Na apresentação de "Pé na Cova", série de humor
que a Globo exibe a partir do próximo dia 24, o autor Miguel Falabella foi bem
didático ao explicar por que, apesar de haver um casal de mulheres entre os
protagonistas, o público não corre risco algum de ver um beijo entre elas. "Não vai ter beijo, a
relação delas é muito light. A gente ainda está com uma pena na cabeça e um
tacape na mão. É um milagre que a gente tenha computador neste país. Aeroporto
nós não temos, o Galeão é uma favela, uma vergonha. Então você acha que vai ter
beijo em um país onde as pessoas não sabem ler? Ninguém lê nada, ninguém sabe
de nada", disse ao repórter Renato Damião, do UOL. Com esta declaração singela,
Falabella junta-se a um time de autores que, há anos, vem culpando o público
pelo que ele deixa de assistir na TV. Ao explicar por que não tem a
intenção de mostrar um beijo entre dois personagens do mesmo sexo em qualquer
novela sua, Aguinaldo Silva disse uma vez: "Há telespectador da Globo que
nem sabe que homossexualismo existe".
Já Gilberto Braga, falando
sobre as críticas ao anódino casal gay da novela "Paraíso Tropical"
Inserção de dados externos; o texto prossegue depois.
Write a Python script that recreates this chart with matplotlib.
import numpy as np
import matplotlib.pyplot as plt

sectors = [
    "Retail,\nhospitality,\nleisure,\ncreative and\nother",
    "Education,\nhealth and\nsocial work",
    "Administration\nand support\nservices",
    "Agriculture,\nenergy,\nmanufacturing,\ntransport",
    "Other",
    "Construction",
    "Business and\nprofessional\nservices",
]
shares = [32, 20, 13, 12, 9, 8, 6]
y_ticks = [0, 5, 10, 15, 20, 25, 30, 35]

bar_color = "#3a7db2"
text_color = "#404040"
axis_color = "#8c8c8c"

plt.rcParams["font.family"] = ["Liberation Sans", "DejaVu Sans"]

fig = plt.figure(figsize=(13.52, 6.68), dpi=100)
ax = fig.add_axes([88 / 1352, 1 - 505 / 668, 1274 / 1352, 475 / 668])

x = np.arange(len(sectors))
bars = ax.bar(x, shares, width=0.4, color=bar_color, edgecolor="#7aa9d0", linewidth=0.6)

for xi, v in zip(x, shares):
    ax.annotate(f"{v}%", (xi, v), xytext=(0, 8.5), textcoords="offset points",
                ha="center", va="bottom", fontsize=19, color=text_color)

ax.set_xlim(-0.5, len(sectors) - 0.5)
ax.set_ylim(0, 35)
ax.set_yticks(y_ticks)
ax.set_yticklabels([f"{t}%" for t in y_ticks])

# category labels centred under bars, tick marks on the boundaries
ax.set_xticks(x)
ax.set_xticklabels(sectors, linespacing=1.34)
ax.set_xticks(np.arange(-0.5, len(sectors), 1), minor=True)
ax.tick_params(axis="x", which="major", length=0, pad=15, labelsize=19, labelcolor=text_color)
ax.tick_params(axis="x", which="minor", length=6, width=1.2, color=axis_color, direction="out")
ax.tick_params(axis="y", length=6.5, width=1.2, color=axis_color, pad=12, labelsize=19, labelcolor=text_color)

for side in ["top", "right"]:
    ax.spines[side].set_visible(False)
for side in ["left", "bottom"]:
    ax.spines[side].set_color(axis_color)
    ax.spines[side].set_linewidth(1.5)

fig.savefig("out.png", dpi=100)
(2007), observou: "Quem reclamou foi a classe, não o espectador. Imagina
se o espectador ia querer ver o casal em cenas de intimidade".
Em 2011, como a Folha noticiou
na ocasião, a Globo esclareceu que a decisão sobre o assunto é dela.
"Nossas telenovelas não são obras de terceiros. Pertencem à TV Globo, que
contrata autores para escrever as suas histórias, com o desafio de levar ao ar
a todos os brasileiros. Logo, não se pode falar em censura porque o texto é
nosso." Respondendo a uma reclamação
de uma associação de militantes homossexuais sobre a diminuição do destaque
dado a uma trama entre dois personagens masculinos na novela "Insensato
Coração", a emissora disse: "Nossas tramas registram a afetividade e
o preconceito, mas não cabe exaltação".
E, por fim, evocou o público:
"A livre sensibilidade artística é a única medida possível para delinear a
ousadia criativa, o que vale para toda e qualquer situação ou tema. Esse
desafio torna-se ainda mais difícil quando se trata de respeitar uma audiência
não-segmentada, múltipla em suas expectativas e preferências."
Assunto igualmente incômodo na
Record, o beijo gay apareceu recentemente em uma situação mais difícil de ser
controlada do que em novela: num reality show. Como lidar com a troca de afetos
de um casal do mesmo sexo dentro de um programa cujo maior atrativo é exibir a
"realidade"?
O público que assiste
"Fazenda de Verão" pelo site da emissora, onde o reality é exibido 24
horas por dia, logo percebeu que a relação entre as candidatas Angelis e
Manoella envolvia beijos, abraços, carinho e algo mais sob o edredom. O mesmo privilégio não teve
quem acompanha o programa apenas pela TV, exibido por uma hora, no final da
noite. Nessa versão editada, a Record tem mostrado quase nada, deixando o
espectador mais distraído com a impressão de que as duas são apenas boas
amigas. A emissora nega estar
censurando o casal, mas, pelo pouco que mostrou até agora, também deve achar
que o público está ainda com tacape na mão. A baixa audiência do programa
mostra, no caso, que o espectador segue é com o controle remoto na mão.